NATEX is a collaborative project funded by the European Commission 7th Framework Program. The project involves 17 partners from 8 European countries and has a total value of € 5M. The project runs from 2008 – 2012 and aims towards the development of aligned textiles from natural fibres that are suitable for use as high-strength reinforcing fabrics to produce structural composite materials and components.
The workshop was hosted by the Natural Fibres and Medicinal Plants (INFMP) at their headquarters in Poland, and provided participants with an overview of the projects’ aims and objectives.
NATEX’ say innovations in spinning natural fibres have an effect on the applicability of standard waiving techniques, and the development of bio-derivable resins greatly impacts the sustainability of natural fibre composites. In March 2012, a second workshop will be organised, oriented to the automotive sector.
“Most people are of the opinion that natural fibres such as hemp and flax can be used to produce yarns and ropes, applications in which they carry loads very well. When yarns are spun, the fibres tend to twist. Although twisted natural fibres make excellent yarns for clothing, a twisted fibre cannot carry over stress from a matrix as efficiently as a straight fibre does”, explains Mark Hughes, Professor at Aalto University of Science and Technology, Faculty of Chemistry and Materials, Department of Forest Products Technology in Finland.
NATEX explain, for structural composite applications, where load bearing capacity is important, straight homogeneous fibres are still preferred by most end-users. They say the tendency of natural fibres to swell due to moisture uptake, their weaker dimensional stability and flaws in the fibres compromise the performance of natural fibres in structural composite applications. In order to upgrade these performances, innovations in natural fibre modification and bio-composite production are essential and these challenges are addressed by partners in the NATEX-project.

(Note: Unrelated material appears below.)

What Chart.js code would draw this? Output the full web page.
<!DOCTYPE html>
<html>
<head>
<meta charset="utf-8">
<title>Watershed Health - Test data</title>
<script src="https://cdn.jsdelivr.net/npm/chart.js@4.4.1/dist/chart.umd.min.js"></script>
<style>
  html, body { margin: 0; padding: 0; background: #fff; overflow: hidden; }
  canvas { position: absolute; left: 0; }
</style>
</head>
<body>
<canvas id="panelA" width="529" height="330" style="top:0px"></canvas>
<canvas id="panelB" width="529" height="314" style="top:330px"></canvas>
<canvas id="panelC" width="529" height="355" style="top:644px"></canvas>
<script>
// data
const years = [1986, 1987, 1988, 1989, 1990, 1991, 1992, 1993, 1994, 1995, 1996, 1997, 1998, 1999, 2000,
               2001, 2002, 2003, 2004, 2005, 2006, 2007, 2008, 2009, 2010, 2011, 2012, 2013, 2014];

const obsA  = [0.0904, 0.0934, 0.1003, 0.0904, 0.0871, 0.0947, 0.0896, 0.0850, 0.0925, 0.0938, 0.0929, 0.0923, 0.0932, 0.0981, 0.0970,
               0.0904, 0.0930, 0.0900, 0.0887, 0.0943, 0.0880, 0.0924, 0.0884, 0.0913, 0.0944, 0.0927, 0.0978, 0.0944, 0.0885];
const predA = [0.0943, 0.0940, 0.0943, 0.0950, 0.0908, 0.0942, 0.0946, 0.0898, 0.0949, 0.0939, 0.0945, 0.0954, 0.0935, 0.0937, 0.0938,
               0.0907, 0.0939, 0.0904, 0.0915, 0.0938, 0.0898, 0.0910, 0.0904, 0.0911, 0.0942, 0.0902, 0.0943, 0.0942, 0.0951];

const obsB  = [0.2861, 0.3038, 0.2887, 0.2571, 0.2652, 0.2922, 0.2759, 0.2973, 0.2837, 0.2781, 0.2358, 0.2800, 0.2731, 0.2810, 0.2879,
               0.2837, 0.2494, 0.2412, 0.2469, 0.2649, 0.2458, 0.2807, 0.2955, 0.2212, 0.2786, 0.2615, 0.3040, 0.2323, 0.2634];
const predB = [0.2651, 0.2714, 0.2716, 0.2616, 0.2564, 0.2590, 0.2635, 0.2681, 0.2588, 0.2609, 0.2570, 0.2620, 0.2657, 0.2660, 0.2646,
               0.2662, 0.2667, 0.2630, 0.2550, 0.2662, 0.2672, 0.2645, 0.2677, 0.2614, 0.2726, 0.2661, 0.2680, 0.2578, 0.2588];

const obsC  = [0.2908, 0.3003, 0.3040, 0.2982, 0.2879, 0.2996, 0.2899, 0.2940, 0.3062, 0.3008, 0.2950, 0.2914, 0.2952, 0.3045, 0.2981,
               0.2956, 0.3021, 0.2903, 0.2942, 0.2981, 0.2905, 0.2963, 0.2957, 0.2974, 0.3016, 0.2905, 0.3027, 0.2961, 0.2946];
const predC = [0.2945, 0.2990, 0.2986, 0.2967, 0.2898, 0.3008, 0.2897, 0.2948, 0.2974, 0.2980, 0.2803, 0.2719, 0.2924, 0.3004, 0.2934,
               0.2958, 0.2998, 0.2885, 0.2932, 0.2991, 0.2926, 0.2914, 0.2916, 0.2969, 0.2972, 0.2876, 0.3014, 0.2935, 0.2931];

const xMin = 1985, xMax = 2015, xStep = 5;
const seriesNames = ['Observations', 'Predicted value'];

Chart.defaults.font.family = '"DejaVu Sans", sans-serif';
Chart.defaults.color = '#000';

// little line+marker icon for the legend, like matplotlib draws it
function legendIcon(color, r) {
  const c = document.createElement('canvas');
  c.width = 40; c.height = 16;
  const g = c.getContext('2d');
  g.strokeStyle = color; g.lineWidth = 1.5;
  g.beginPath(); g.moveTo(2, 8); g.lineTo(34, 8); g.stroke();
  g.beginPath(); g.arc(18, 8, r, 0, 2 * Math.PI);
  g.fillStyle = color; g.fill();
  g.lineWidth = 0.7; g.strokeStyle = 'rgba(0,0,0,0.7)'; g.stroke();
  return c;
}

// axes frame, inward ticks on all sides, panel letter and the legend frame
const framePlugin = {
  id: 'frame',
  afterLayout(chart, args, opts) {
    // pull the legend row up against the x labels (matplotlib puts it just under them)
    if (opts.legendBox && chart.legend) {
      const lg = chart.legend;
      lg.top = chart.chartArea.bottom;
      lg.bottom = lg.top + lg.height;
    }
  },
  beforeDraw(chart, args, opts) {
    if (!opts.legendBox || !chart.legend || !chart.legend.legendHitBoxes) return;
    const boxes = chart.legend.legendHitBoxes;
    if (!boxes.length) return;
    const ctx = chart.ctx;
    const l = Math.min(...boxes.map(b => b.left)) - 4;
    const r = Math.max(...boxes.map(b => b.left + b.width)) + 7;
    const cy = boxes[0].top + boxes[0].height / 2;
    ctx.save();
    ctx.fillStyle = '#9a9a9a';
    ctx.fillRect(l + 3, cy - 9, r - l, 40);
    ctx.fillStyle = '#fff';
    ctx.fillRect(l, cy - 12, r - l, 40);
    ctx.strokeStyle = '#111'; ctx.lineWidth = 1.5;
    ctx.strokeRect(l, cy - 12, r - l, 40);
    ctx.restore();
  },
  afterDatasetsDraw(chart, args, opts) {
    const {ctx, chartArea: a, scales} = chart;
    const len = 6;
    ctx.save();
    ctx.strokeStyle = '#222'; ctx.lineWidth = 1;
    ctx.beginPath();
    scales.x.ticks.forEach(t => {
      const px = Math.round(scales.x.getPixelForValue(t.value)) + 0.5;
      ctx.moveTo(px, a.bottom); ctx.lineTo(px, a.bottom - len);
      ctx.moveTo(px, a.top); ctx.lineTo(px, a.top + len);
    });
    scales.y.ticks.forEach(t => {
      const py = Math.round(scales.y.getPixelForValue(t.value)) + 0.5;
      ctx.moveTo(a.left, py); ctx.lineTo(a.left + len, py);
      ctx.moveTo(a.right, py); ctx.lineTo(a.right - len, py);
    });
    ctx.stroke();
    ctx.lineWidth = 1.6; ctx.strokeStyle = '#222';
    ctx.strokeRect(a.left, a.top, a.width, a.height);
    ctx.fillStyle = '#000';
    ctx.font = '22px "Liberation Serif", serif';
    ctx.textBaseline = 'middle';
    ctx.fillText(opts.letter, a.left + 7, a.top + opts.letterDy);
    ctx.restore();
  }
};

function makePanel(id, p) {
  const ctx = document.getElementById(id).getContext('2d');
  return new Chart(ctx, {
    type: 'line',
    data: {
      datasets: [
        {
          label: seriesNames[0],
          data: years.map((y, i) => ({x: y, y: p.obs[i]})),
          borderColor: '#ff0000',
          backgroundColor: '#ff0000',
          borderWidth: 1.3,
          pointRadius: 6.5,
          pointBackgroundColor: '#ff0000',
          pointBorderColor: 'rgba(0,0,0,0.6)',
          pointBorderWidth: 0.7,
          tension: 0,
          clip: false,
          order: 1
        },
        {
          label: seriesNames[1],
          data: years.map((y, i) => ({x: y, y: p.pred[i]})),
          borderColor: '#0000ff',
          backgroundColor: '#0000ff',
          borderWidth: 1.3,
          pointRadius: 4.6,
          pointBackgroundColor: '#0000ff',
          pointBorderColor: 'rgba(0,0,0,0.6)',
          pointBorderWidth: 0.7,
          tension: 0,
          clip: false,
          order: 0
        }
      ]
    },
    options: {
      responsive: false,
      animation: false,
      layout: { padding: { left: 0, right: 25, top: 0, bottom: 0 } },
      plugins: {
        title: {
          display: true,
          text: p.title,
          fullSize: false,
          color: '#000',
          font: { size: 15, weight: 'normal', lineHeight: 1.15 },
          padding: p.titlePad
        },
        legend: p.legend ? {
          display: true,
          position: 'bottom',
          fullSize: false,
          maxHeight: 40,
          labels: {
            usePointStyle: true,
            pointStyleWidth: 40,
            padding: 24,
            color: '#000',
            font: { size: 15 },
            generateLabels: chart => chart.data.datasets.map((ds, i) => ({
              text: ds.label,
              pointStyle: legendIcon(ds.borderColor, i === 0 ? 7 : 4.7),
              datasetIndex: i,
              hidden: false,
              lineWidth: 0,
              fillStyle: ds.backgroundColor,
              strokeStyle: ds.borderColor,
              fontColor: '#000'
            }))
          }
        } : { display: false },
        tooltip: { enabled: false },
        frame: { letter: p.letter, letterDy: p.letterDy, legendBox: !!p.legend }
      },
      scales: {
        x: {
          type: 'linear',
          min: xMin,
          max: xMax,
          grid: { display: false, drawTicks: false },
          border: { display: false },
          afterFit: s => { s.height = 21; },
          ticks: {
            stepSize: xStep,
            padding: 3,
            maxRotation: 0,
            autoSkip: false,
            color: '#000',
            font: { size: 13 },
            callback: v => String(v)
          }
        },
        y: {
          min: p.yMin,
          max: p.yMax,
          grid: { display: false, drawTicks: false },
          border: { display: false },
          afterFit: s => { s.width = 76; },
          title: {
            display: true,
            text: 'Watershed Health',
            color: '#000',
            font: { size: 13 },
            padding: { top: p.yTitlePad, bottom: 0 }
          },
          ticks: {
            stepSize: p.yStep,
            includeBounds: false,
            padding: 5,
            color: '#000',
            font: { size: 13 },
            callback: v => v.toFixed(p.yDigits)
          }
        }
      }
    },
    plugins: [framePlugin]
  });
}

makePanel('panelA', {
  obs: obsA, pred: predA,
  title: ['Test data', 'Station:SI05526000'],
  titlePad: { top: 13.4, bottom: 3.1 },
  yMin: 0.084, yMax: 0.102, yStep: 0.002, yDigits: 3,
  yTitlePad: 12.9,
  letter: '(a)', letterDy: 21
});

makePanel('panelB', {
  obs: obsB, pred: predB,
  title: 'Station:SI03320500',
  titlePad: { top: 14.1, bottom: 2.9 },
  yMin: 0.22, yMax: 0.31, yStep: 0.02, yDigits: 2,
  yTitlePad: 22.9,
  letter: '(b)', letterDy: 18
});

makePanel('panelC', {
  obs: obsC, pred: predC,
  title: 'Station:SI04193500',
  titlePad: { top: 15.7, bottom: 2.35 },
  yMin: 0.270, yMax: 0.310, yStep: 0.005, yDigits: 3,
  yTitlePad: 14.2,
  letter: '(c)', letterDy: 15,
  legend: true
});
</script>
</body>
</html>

The workshop was opened by Sergio Fito, Aimplas, Spain, who gave an outline of NATEX project. Sergio explained how the partners are working together, and which partners are in the consortium. The consortium has organisations involved covering the entire value chain of natural fibre composites.
Mark Hughes informed participants on the improvements of natural fibres by fibre modification. Kamila Dobies and Andrzej Grabowski, Safilin, a spinning and weaving mill of linen and hemp, explained how low twist spinning techniques can contribute to the success of natural fibres in composites. Malgorzata Zimniewska, Institute for Natural Fibres and Medicinal Plants, and Marek Radwanski, Ekotex, an ecological Polish spinner mill gave an overview on how the performance of natural fibre yarns can be increased. Morten Rask (Danish Technical University) explained how the fibre twist angle influences the fibre mechanics.

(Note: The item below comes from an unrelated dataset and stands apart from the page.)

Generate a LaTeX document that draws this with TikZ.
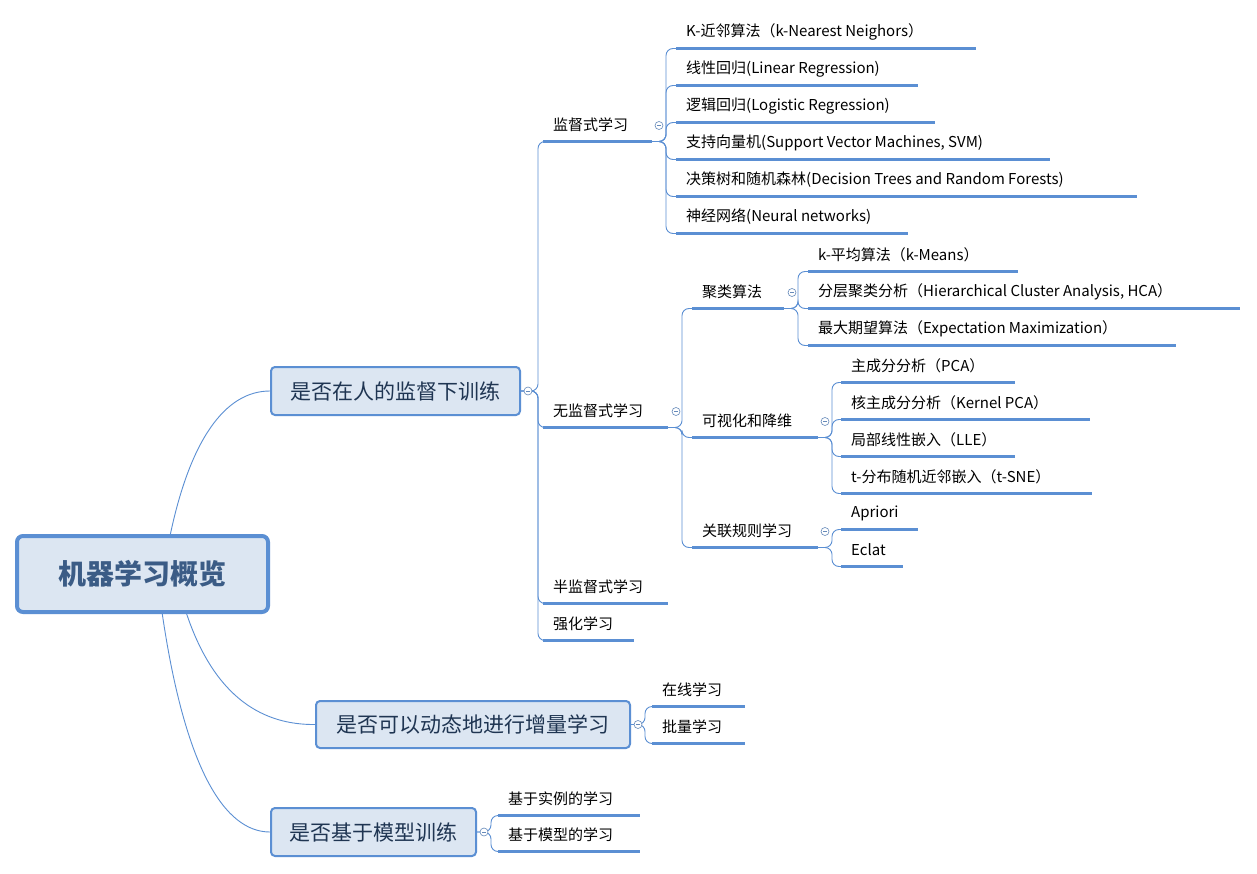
\documentclass[tikz,border=0pt]{standalone}
\usepackage{fontspec}
\setmainfont{Noto Sans CJK SC}
\usetikzlibrary{calc}
\definecolor{ln}{HTML}{5B8FD3}
\definecolor{bx}{HTML}{DCE6F2}
\definecolor{tx}{HTML}{1F3552}
\definecolor{rt}{HTML}{3B5C86}
\tikzset{
 lf/.style={anchor=west,inner sep=0pt,font=\fontsize{15}{18}\selectfont},
 ul/.style={draw=ln,line width=2.6pt},
 cn/.style={draw=ln,line width=0.9pt,rounded corners=7pt},
 mainbox/.style={draw=ln,fill=bx,line width=2pt,rounded corners=4pt,text=tx,font=\fontsize{21}{24}\selectfont,inner sep=0pt},
 rootbox/.style={draw=ln,fill=bx,line width=4pt,rounded corners=6pt,text=rt,font=\fontsize{28}{32}\selectfont\bfseries,inner sep=0pt},
 fold/.style={circle,draw=ln!70!gray,fill=white,line width=0.6pt,minimum size=8pt,inner sep=0pt}
}
\newcommand\lf[5]{\node[lf] (#1) at (#2+10,#4) {#5};
 \coordinate (#1s) at (#2,#4+16.5); \coordinate (#1e) at (#3,#4+16.5);
 \draw[ul] (#1s)--(#1e);}
\newcommand\fd[1]{\node[fold] at (#1) {}; \draw[ln!70!gray,line width=0.6pt] ($(#1)+(-2,0)$)--($(#1)+(2,0)$);}
\begin{document}
\begin{tikzpicture}[x=1pt,y=-1pt]
\useasboundingbox[fill=white] (0,0) rectangle (1257,874);
% root and main boxes
\node[rootbox,minimum width=251,minimum height=76] (root) at (142.5,574) {机器学习概览};
\node[mainbox,minimum width=249,minimum height=48] (m1) at (395.5,391) {是否在人的监督下训练};
\node[mainbox,minimum width=314,minimum height=47] (m2) at (473,724.5) {是否可以动态地进行增量学习};
\node[mainbox,minimum width=205,minimum height=48] (m3) at (373.5,832) {是否基于模型训练};
\draw[cn] (170,536) .. controls (190,440) and (225,391) .. (m1.west);
\draw[cn] (186,612) .. controls (215,700) and (265,725) .. (m2.west);
\draw[cn] (162,612) .. controls (185,770) and (225,832) .. (m3.west);
% level 2 under m1
\lf{sup}{543}{652}{125}{监督式学习}
\lf{uns}{543}{668}{411}{无监督式学习}
\lf{semi}{543}{668}{587}{半监督式学习}
\lf{rl}{543}{634}{624}{强化学习}
\foreach \c in {sup,uns,semi,rl}{\draw[cn] (m1.east) -- ++(17,0) |- (\c s);}
% supervised
\lf{knn}{676}{976}{32}{K-近邻算法（k-Nearest Neighors）}
\lf{lin}{676}{918}{69}{线性回归(Linear Regression)}
\lf{log}{676}{935}{106}{逻辑回归(Logistic Regression)}
\lf{svm}{676}{1050}{143}{支持向量机(Support Vector Machines, SVM)}
\lf{dt}{676}{1137}{180}{决策树和随机森林(Decision Trees and Random Forests)}
\lf{nn}{676}{908}{217}{神经网络(Neural networks)}
\foreach \c in {knn,lin,log,svm,dt,nn}{\draw[cn] (supe) -- ++(14,0) |- (\c s);}
% unsupervised
\lf{clu}{692}{784}{292}{聚类算法}
\lf{vis}{692}{818}{421}{可视化和降维}
\lf{ass}{692}{818}{531}{关联规则学习}
\foreach \c in {clu,vis,ass}{\draw[cn] (unse) -- ++(14,0) |- (\c s);}
\lf{km}{808}{1018}{255}{k-平均算法（k-Means）}
\lf{hca}{808}{1240}{292}{分层聚类分析（Hierarchical Cluster Analysis, HCA）}
\lf{em}{808}{1176}{329}{最大期望算法（Expectation Maximization）}
\foreach \c in {km,hca,em}{\draw[cn] (clue) -- ++(14,0) |- (\c s);}
\lf{pca}{841}{1015}{366}{主成分分析（PCA）}
\lf{kpca}{841}{1090}{403}{核主成分分析（Kernel PCA）}
\lf{lle}{841}{1015}{440}{局部线性嵌入（LLE）}
\lf{tsne}{841}{1092}{477}{t-分布随机近邻嵌入（t-SNE）}
\foreach \c in {pca,kpca,lle,tsne}{\draw[cn] (vise) -- ++(14,0) |- (\c s);}
\lf{apr}{841}{918}{513}{Apriori}
\lf{ecl}{841}{903}{550}{Eclat}
\foreach \c in {apr,ecl}{\draw[cn] (asse) -- ++(14,0) |- (\c s);}
% m2
\lf{onl}{652}{745}{690}{在线学习}
\lf{bat}{652}{745}{727}{批量学习}
\foreach \c in {onl,bat}{\draw[cn] (m2.east) -- ++(14,0) |- (\c s);}
% m3
\lf{ins}{498}{640}{799}{基于实例的学习}
\lf{mod}{498}{640}{835}{基于模型的学习}
\foreach \c in {ins,mod}{\draw[cn] (m3.east) -- ++(14,0) |- (\c s);}
% fold markers
\fd{$(m1.east)+(7,0)$}
\fd{$(m2.east)+(7,0)$}
\fd{$(m3.east)+(7,0)$}
\fd{$(supe)+(7,-16)$}
\fd{$(unse)+(8,-16)$}
\fd{$(clue)+(8,-16)$}
\fd{$(vise)+(7,-16)$}
\fd{$(asse)+(7,-16)$}
\end{tikzpicture}
\end{document}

Lorena Requena from Piel SA, a 3D-textile producer in Spain, presented test results of 3D woven fabrics with natural fibresm, and illustrated the potential of bio-composites with case studies on real life applications. Wouter Geurts , European Composites Industry Association, highlighted the findings of Formax related to the use of natural fibres on 2D weaving machines for composite fabrics, explaining that the challenges are mainly related to the limitation of fabric weight and fibre defects, frequently induced during the spinning process. Margarethe Goedel, Chemo, producer of storage containers presented two case studies on a cover of a grid-container and a motor-cover made with natural fibre composites.
In his presentation on ‘new fully bio-based composites’ Thomas Pohl, IVW, the composites institute in Germany, informed the participants on natural fibre prepregs with furan thermoset resins. TransFuran Chemicals, a company located in Belgium, developed furan thermoset resins which can be used in combination with natural fibres, thereby yielding a 100% renewable composite material. The furan thermoset resin is bio-renewable and it can be derived from biomass via a chemical pathway.
Luc Ruys, Centexbel, a Belgian Textile research centre presented another FP7 project, Bioagrotex, which aims at the development of high-end textiles based on natural fibres and biorenewable polymers.
The next NATEX workshop will take place in March 2012 with a focus on the automotive sector.